Desde fuera, el nuevo Whitney parece una fortaleza de hormigón y acero, casi un tanque industrial desproporcionado. Dentro del edificio, la sensación es muy distinta. El museo no se cierra en sí mismo, empeñado, como muchos otros, en preservar la caja blanca que permita una observación del arte sin interferencias. Al contrario, dialoga todo el tiempo con su entorno. «Hacia este lado, le habla a la ciudad», explicaba el arquitecto Renzo Piano, apuntando hacia el este, donde se desparrama la amalgama de rascacielos, casas bajas y bloques industriales de Nueva York. «En la otra parte, mira al mundo», decía en relación a los grandes ventanales con vistas al río Hudson y la orilla de Nueva Jersey. «Está entre la ciudad y el agua, entre la ciudad y el mundo», aseguraba.

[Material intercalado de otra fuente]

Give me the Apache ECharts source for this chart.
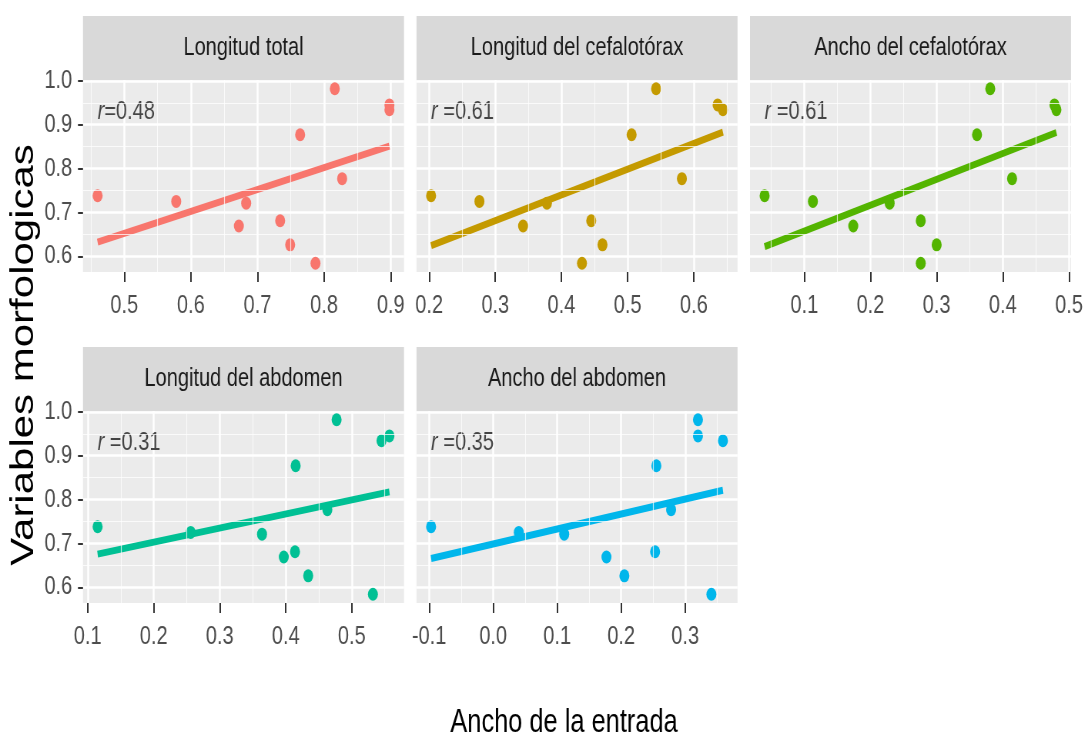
<!DOCTYPE html>
<html>
<head>
<meta charset="utf-8">
<script src="https://cdn.jsdelivr.net/npm/echarts@6.0.0/dist/echarts.min.js"></script>
<style>
  html, body { margin: 0; padding: 0; background: #fff; overflow: hidden; }
  #wrap { width: 1087px; height: 738px; overflow: hidden; }
  /* the figure is squeezed sideways, so draw wider and scale it back */
  #chart { width: 1412px; height: 738px; transform: scaleX(0.77); transform-origin: 0 0; }
</style>
</head>
<body>
<div id="wrap"><div id="chart"></div></div>
<script>
var S = 0.77;
function cx(v) { return v / S; }

// datos
var panelNames = ['Longitud total', 'Longitud del cefalotórax', 'Ancho del cefalotórax', 'Longitud del abdomen', 'Ancho del abdomen'];
var rTexts = ['=0.48', ' =0.61', ' =0.61', ' =0.31', ' =0.35'];
var colors = ['#F8766D', '#C49A00', '#53B400', '#00C094', '#00B6EB'];

var yMorfo       = [0.982, 0.945, 0.934, 0.877, 0.777, 0.738, 0.725, 0.721, 0.681, 0.669, 0.626, 0.584];
var xLongTotal   = [0.816, 0.898, 0.898, 0.764, 0.827, 0.460, 0.578, 0.683, 0.734, 0.672, 0.749, 0.787];
var xLongCefalo  = [0.543, 0.636, 0.644, 0.506, 0.582, 0.203, 0.276, 0.378, 0.445, 0.342, 0.462, 0.431];
var xAnchoCefalo = [0.381, 0.478, 0.481, 0.361, 0.414, 0.040, 0.113, 0.229, 0.276, 0.174, 0.300, 0.276];
var xLongAbd     = [0.477, 0.557, 0.545, 0.415, 0.463, 0.115, 0.256, 0.364, 0.414, 0.397, 0.434, 0.532];
var xAnchoAbd    = [0.320, 0.320, 0.359, 0.255, 0.278, -0.097, 0.040, 0.111, 0.253, 0.177, 0.205, 0.341];
var xSets = [xLongTotal, xLongCefalo, xAnchoCefalo, xLongAbd, xAnchoAbd];

var xTicks = [
  [0.5, 0.6, 0.7, 0.8, 0.9],
  [0.2, 0.3, 0.4, 0.5, 0.6],
  [0.1, 0.2, 0.3, 0.4, 0.5],
  [0.1, 0.2, 0.3, 0.4, 0.5],
  [-0.1, 0.0, 0.1, 0.2, 0.3]
];
var yTicks = [0.6, 0.7, 0.8, 0.9, 1.0];
var rLabelY = 0.93;

// layout (reference pixels)
var colLeft = [83, 416.5, 750];
var panelW = 321;
var rowTop = [80, 411];
var panelH = 192;
var stripH = 64;

function expand(arr) {
  var lo = Math.min.apply(null, arr), hi = Math.max.apply(null, arr);
  var d = (hi - lo) * 0.05;
  return [lo - d, hi + d];
}
function minors(ticks, ext) {
  var step = ticks[1] - ticks[0], out = [];
  var cand = [ticks[0] - step / 2];
  for (var i = 0; i < ticks.length; i++) cand.push(ticks[i] + step / 2);
  cand.forEach(function (v) { if (v > ext[0] && v < ext[1]) out.push(+v.toFixed(4)); });
  return out;
}
function fit(xs, ys) {
  var n = xs.length, mx = 0, my = 0, sxy = 0, sxx = 0;
  for (var i = 0; i < n; i++) { mx += xs[i] / n; my += ys[i] / n; }
  for (var j = 0; j < n; j++) { sxy += (xs[j] - mx) * (ys[j] - my); sxx += (xs[j] - mx) * (xs[j] - mx); }
  var b = sxy / sxx, a = my - b * mx;
  var lo = Math.min.apply(null, xs), hi = Math.max.apply(null, xs);
  return [[lo, a + b * lo], [hi, a + b * hi]];
}

var yExt = expand(yMorfo);
var font = 'Liberation Sans, Arial, sans-serif';

var grids = [], xAxes = [], yAxes = [], series = [], graphics = [];

xSets.forEach(function (xs, i) {
  var col = i < 3 ? i : i - 3;
  var row = i < 3 ? 0 : 1;
  var xExt = expand(xs);

  grids.push({
    left: cx(colLeft[col]), top: rowTop[row], width: cx(panelW), height: panelH,
    show: true, backgroundColor: '#EBEBEB', borderWidth: 0, containLabel: false, outerBoundsMode: 'none'
  });

  xAxes.push({
    type: 'value', gridIndex: i, min: xExt[0], max: xExt[1],
    axisLine: { show: false, onZero: false },
    axisTick: { show: true, customValues: xTicks[i], length: 10, lineStyle: { color: '#333333', width: 2 } },
    axisLabel: {
      show: true, customValues: xTicks[i], margin: 21, fontSize: 26, color: '#4D4D4D', fontFamily: font,
      formatter: function (v) { return v.toFixed(1); }
    },
    splitLine: { show: true, lineStyle: { color: '#FFFFFF', width: 2.5 } }
  });

  var firstCol = col === 0;
  yAxes.push({
    type: 'value', gridIndex: i, min: yExt[0], max: yExt[1],
    axisLine: { show: false, onZero: false },
    axisTick: { show: firstCol, customValues: yTicks, length: 6.5, lineStyle: { color: '#333333', width: 2 } },
    axisLabel: {
      show: firstCol, customValues: yTicks, margin: 14, fontSize: 26, color: '#4D4D4D', fontFamily: font,
      formatter: function (v) { return v.toFixed(1); }
    },
    splitLine: { show: true, lineStyle: { color: '#FFFFFF', width: 2.5 } }
  });

  // minor grid lines
  var ml = [];
  minors(xTicks[i], xExt).forEach(function (v) { ml.push({ xAxis: v }); });
  minors(yTicks, yExt).forEach(function (v) { ml.push({ yAxis: v }); });
  series.push({
    type: 'line', xAxisIndex: i, yAxisIndex: i, data: [], silent: true, z: 1,
    markLine: {
      silent: true, symbol: ['none', 'none'], animation: false,
      label: { show: false },
      lineStyle: { color: '#FFFFFF', width: 1.2, type: 'solid', opacity: 0.75 },
      emphasis: { disabled: true },
      data: ml
    }
  });

  // recta de regresion
  series.push({
    type: 'line', xAxisIndex: i, yAxisIndex: i, z: 2, silent: true,
    data: fit(xs, yMorfo), symbol: 'none',
    lineStyle: { color: colors[i], width: 7, cap: 'butt' }
  });

  // puntos
  series.push({
    type: 'scatter', xAxisIndex: i, yAxisIndex: i, z: 3,
    data: xs.map(function (x, k) { return [x, yMorfo[k]]; }),
    symbolSize: 13, itemStyle: { color: colors[i], opacity: 1 }
  });

  // r label
  series.push({
    type: 'scatter', xAxisIndex: i, yAxisIndex: i, z: 4, silent: true,
    data: [[Math.min.apply(null, xs), rLabelY]], symbolSize: 0,
    label: {
      show: true, position: 'right', distance: 0,
      formatter: '{i|r}{n|' + rTexts[i] + '}',
      rich: {
        i: { fontStyle: 'italic', fontSize: 26, color: '#1A1A1A', fontFamily: font },
        n: { fontSize: 26, color: '#1A1A1A', fontFamily: font }
      }
    }
  });

  // strip
  graphics.push({
    type: 'rect', silent: true,
    shape: { x: cx(colLeft[col]), y: rowTop[row] - stripH, width: cx(panelW), height: stripH },
    style: { fill: '#D9D9D9' }
  });
  graphics.push({
    type: 'text', silent: true,
    x: cx(colLeft[col] + panelW / 2), y: rowTop[row] - stripH / 2,
    style: { text: panelNames[i], fontSize: 26, fontFamily: font, fill: '#1A1A1A', align: 'center', verticalAlign: 'middle' }
  });
});

graphics.push({
  type: 'text', silent: true, x: cx(24), y: 355, rotation: Math.PI / 2,
  style: { text: 'Variables morfologicas', fontSize: 42, fontFamily: font, fill: '#000000', align: 'center', verticalAlign: 'middle' }
});
graphics.push({
  type: 'text', silent: true, x: cx(564), y: 723,
  style: { text: 'Ancho de la entrada', fontSize: 33, fontFamily: font, fill: '#000000', align: 'center', verticalAlign: 'middle' }
});

var chart = echarts.init(document.getElementById('chart'));
chart.setOption({
  animation: false,
  backgroundColor: '#FFFFFF',
  grid: grids,
  xAxis: xAxes,
  yAxis: yAxes,
  series: series,
  graphic: graphics
});
</script>
</body>
</html>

La parte que mira a Nueva York es una cascada de terrazas y espacios al aire libre que será el favorito para el recuerdo fotográfico de los turistas. Pero que también disparará las oportunidades expositivas del museo, con parques de esculturas, proyecciones o «performances». La exposición inaugural, con el título «America Is Hard to See» , es tan ambiciosa como el nuevo edificio: un recorrido por el arte de EE.UU. desde 1900 hasta la actualidad, con más de 600 obras de casi 400 artistas de la colección del Whitney. Están todos los grandes nombres -O’Keeffe, Hopper, Pollock, De Kooning, Rothko, Rauschenberg, Warhol, LeWitt, Basquiat, Koons- y muchas piezas apenas expuestas antes en el museo por falta de espacio.
«La idea es que aquí no haya un límite claro entre la calle y el edificio», dijo Piano desde el vestíbulo, un espacio enorme acristalado y abierto al público. «Arriba, las galerías son para el mundo del arte y de la libertad. Espero que sintáis que el edificio está diseñado para que haya esa libertad».